Marinalva Oliveira acrescentou que “as dificuldades na vida de um indivíduo com deficiência decorrem do padrão normativo opressor e excludente da sociedade, não da deficiência e da pessoa. Nosso grande desafio é desconstruir a concepção de corponormatividade da estrutura social, é romper com o estigma que acompanha as pessoas com deficiência e superar as muitas barreiras impostas pelo sistema educacional fundamentado sob as bases da sociedade capitalista”. A professora tem afinidade com o assunto não somente por conta da militância, mas por ser mãe de uma criança de 9 anos com Síndrome de Down.

Uefs
Já a professora Solange Ribeiro, em sua fala, informou sobre o documento-base que fundamenta o trabalho do Núcleo de Acessibilidade da Uefs (NAU) e que fora aprovado em 2012 pelo Conselho Superior de Ensino, Pesquisa e Extensão (Consepe) da universidade. No entanto, a docente ressalta que a materialização das ações propostas no documento caminham a passos lentos. Segundo o registro do Núcleo, existem atualmente, na Uefs, 31 pessoas com deficiência.
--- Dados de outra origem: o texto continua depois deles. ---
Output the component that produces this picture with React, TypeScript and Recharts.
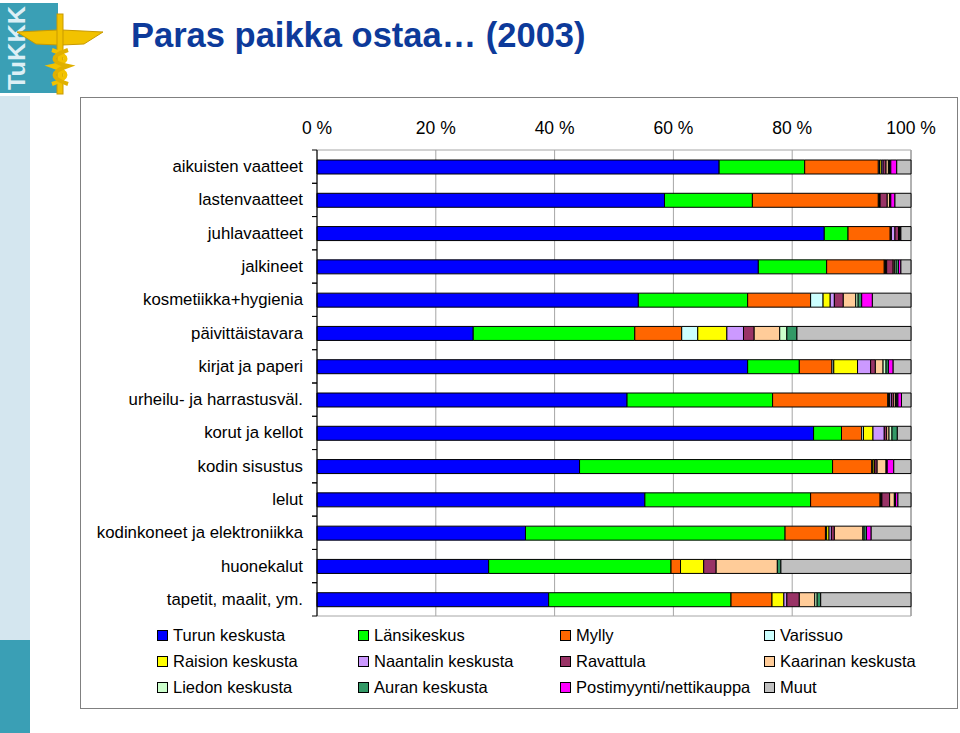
import React from 'react';
import { BarChart, Bar, XAxis, YAxis, CartesianGrid, ReferenceArea } from 'recharts';

const categories = [
  'aikuisten vaatteet',
  'lastenvaatteet',
  'juhlavaatteet',
  'jalkineet',
  'kosmetiikka+hygienia',
  'päivittäistavara',
  'kirjat ja paperi',
  'urheilu- ja harrastusväl.',
  'korut ja kellot',
  'kodin sisustus',
  'lelut',
  'kodinkoneet ja elektroniikka',
  'huonekalut',
  'tapetit, maalit, ym.',
];

// shares in percent, one value per category (same order as above)
const turunKeskusta = [67.7, 58.5, 85.4, 74.3, 54.1, 26.3, 72.5, 52.2, 83.6, 44.2, 55.2, 35.1, 28.9, 39.0];
const lansikeskus = [14.4, 14.8, 4.0, 11.5, 18.4, 27.2, 8.7, 24.5, 4.7, 42.6, 27.9, 43.7, 30.7, 30.7];
const mylly = [12.4, 21.2, 7.1, 9.7, 10.6, 7.9, 5.5, 19.4, 3.4, 6.6, 11.7, 6.8, 1.6, 6.9];
const varissuo = [0.2, 0.1, 0.1, 0.1, 2.1, 2.7, 0.3, 0.1, 0.3, 0.1, 0.1, 0.2, 0, 0];
const raisionKeskusta = [0.3, 0.1, 0.1, 0.1, 1.2, 4.9, 4.0, 0.2, 1.6, 0.3, 0.1, 0.4, 3.9, 2.0];
const naantalinKeskusta = [0.3, 0.1, 0.6, 0.2, 0.7, 2.8, 2.2, 0.3, 1.9, 0.1, 0.1, 0.4, 0, 0.5];
const ravattula = [0.5, 1.2, 0.6, 1.1, 1.5, 1.8, 0.8, 0.4, 0.4, 0.4, 1.3, 0.5, 2.1, 2.1];
const kaarinanKeskusta = [0.4, 0.4, 0.1, 0.2, 2.1, 4.3, 1.3, 0.3, 0.4, 1.5, 0.8, 4.8, 10.3, 2.6];
const liedonKeskusta = [0.2, 0.1, 0.1, 0.3, 0.4, 1.2, 0.5, 0.2, 0.5, 0.1, 0.1, 0.2, 0, 0.4];
const auranKeskusta = [0.2, 0.1, 0.1, 0.4, 0.6, 1.7, 0.4, 0.2, 0.9, 0.1, 0.1, 0.4, 0.6, 0.6];
const postimyynti = [1.0, 0.7, 0.1, 0.4, 1.8, 0, 0.8, 0.6, 0, 1.1, 0.4, 0.8, 0, 0];
const muut = [2.4, 2.7, 1.7, 1.7, 6.5, 19.2, 3.0, 1.6, 2.3, 2.9, 2.2, 6.7, 21.9, 15.2];

const xTicks = [0, 20, 40, 60, 80, 100];

const series = [
  { key: 'turun', name: 'Turun keskusta', color: '#0000FF', values: turunKeskusta },
  { key: 'lansi', name: 'Länsikeskus', color: '#00FF00', values: lansikeskus },
  { key: 'mylly', name: 'Mylly', color: '#FF6600', values: mylly },
  { key: 'varissuo', name: 'Varissuo', color: '#CCFFFF', values: varissuo },
  { key: 'raisio', name: 'Raision keskusta', color: '#FFFF00', values: raisionKeskusta },
  { key: 'naantali', name: 'Naantalin keskusta', color: '#CC99FF', values: naantalinKeskusta },
  { key: 'ravattula', name: 'Ravattula', color: '#993366', values: ravattula },
  { key: 'kaarina', name: 'Kaarinan keskusta', color: '#FFCC99', values: kaarinanKeskusta },
  { key: 'lieto', name: 'Liedon keskusta', color: '#CCFFCC', values: liedonKeskusta },
  { key: 'aura', name: 'Auran keskusta', color: '#339966', values: auranKeskusta },
  { key: 'posti', name: 'Postimyynti/nettikauppa', color: '#FF00FF', values: postimyynti },
  { key: 'muut', name: 'Muut', color: '#C0C0C0', values: muut },
];

const data = categories.map((cat, i) => {
  const row: Record<string, string | number> = { cat };
  series.forEach(s => { row[s.key] = s.values[i]; });
  return row;
});

const FONT = '"Liberation Sans", Arial, sans-serif';
const CHART_W = 877;
const CHART_H = 530;
const MARGIN = { top: 23, right: 46, bottom: 11, left: 0 };
const X_AXIS_H = 30;
const Y_AXIS_W = 237;
// half of one category band, for the boundary tick marks
const HALF_BAND = (CHART_H - MARGIN.top - MARGIN.bottom - X_AXIS_H) / categories.length / 2;

const CategoryTick = (props: any) => {
  const { x, y, payload } = props;
  return (
    <g>
      <text x={x} y={y} textAnchor="end" dominantBaseline="central" fontSize={16.8} fill="#000" fontFamily={FONT}>
        {payload.value}
      </text>
      <line x1={x + 9} x2={x + 14} y1={y - HALF_BAND} y2={y - HALF_BAND} stroke="#000" />
      <line x1={x + 9} x2={x + 14} y1={y + HALF_BAND} y2={y + HALF_BAND} stroke="#000" />
    </g>
  );
};

const Logo = () => (
  <svg width={106} height={96} style={{ position: 'absolute', left: 0, top: 0 }}>
    <rect x={0} y={3} width={58} height={90} fill="#3a9fb5" />
    <text
      x={0}
      y={0}
      transform="translate(25,90) rotate(-90)"
      fontSize={24}
      fontWeight="bold"
      fill="#dceff5"
      fontFamily={FONT}
      textLength={84}
      lengthAdjust="spacingAndGlyphs"
    >
      TuKKK
    </text>
    {/* wings */}
    <polygon points="17,32 58,30 58,45 36,44" fill="#f2c200" stroke="#c99a00" strokeWidth={1} />
    <polygon points="103,32 62,30 62,45 84,44" fill="#f2c200" stroke="#c99a00" strokeWidth={1} />
    {/* staff */}
    <rect x={57} y={14} width={6} height={80} fill="#f2c200" stroke="#c99a00" strokeWidth={1} />
    <path d="M52,50 C70,56 70,62 52,66 C70,72 70,78 52,84" fill="none" stroke="#f2c200" strokeWidth={4} />
    <path d="M68,50 C50,56 50,62 68,66 C50,72 50,78 68,84" fill="none" stroke="#e0b000" strokeWidth={4} />
  </svg>
);

export default function App() {
  return (
    <div style={{ position: 'absolute', left: 0, top: 0, width: 960, height: 733, background: '#fff', overflow: 'hidden', fontFamily: FONT }}>
      {/* left decoration strip */}
      <div style={{ position: 'absolute', left: 0, top: 96, width: 30, height: 544, background: '#d4e6ef' }} />
      <div style={{ position: 'absolute', left: 0, top: 640, width: 30, height: 93, background: '#3a9fb5' }} />
      <Logo />

      <div style={{ position: 'absolute', left: 131, top: 16, fontSize: 34.5, fontWeight: 'bold', color: '#0d3a9a', whiteSpace: 'nowrap' }}>
        Paras paikka ostaa… (2003)
      </div>

      {/* chart frame */}
      <div style={{ position: 'absolute', left: 80, top: 97, width: 876, height: 610, border: '1px solid #808080' }} />

      <div style={{ position: 'absolute', left: 80, top: 97 }}>
        <BarChart width={CHART_W} height={CHART_H} data={data} layout="vertical" margin={MARGIN} barSize={14}>
          <CartesianGrid horizontal={false} stroke="#a6a6a6" />
          <ReferenceArea x1={0} x2={100} fill="none" stroke="#a6a6a6" ifOverflow="visible" />
          <XAxis
            type="number"
            orientation="top"
            domain={[0, 100]}
            ticks={xTicks}
            tickFormatter={(v: number) => `${v} %`}
            height={X_AXIS_H}
            axisLine={false}
            tickLine={false}
            tickSize={6}
            tickMargin={10}
            tick={{ fontSize: 17.5, fill: '#000', fontFamily: FONT }}
          />
          <YAxis
            type="category"
            dataKey="cat"
            width={Y_AXIS_W}
            axisLine={{ stroke: '#000' }}
            tickLine={false}
            tickSize={6}
            tickMargin={8}
            tick={<CategoryTick />}
            interval={0}
          />
          {series.map(s => (
            <Bar
              key={s.key}
              dataKey={s.key}
              name={s.name}
              stackId="a"
              fill={s.color}
              stroke="#000"
              strokeWidth={1}
              isAnimationActive={false}
            />
          ))}
        </BarChart>
      </div>

      {/* legend */}
      <div
        style={{
          position: 'absolute',
          left: 157,
          top: 624,
          display: 'grid',
          gridTemplateColumns: '201px 202px 204px 180px',
          rowGap: 4,
          fontSize: 16.5,
          color: '#000',
        }}
      >
        {series.map(s => (
          <div key={s.key} style={{ display: 'flex', alignItems: 'center', height: 22, whiteSpace: 'nowrap' }}>
            <span style={{ width: 9, height: 9, background: s.color, border: '1px solid #000', marginRight: 5, flexShrink: 0 }} />
            {s.name}
          </div>
        ))}
      </div>
    </div>
  );
}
A vice-reitora Norma Lúcia Fernandes, também presente à palestra, informou que nos dias 15 e 16 de maio a administração da Uefs promoverá um seminário para discutir reserva de vagas para acesso à instituição de grupos historicamente excluídos. Atualmente, ainda conforme a gestora, são contemplados, através da resolução nº 034/2006, os indígenas, negros e estudantes de escolas públicas.

ANDES-SN
Marinalva Oliveira informou que as pessoas com deficiência foram incluídas na lista de estudantes que têm direito à reserva de vagas nas Instituições de Ensino Superior nos termos do Decreto n° 9.034/17. Ao considerar que o Andes-SN tem entre os seus princípios a defesa da universalidade do acesso à educação pública de qualidade, a palestrante reforçou que o Sindicato Nacional indicou que as seções sindicais lutem pela implementação desse decreto.

A palestra “Inclusão em tempos de exclusão e a cultura do capacitismo” foi organizada pelo Grupo de Trabalho de Política Educacional da Adufs (GTPE/Adufs). A diretora da Adufs, Marilene Lopes, também compôs a mesa do evento.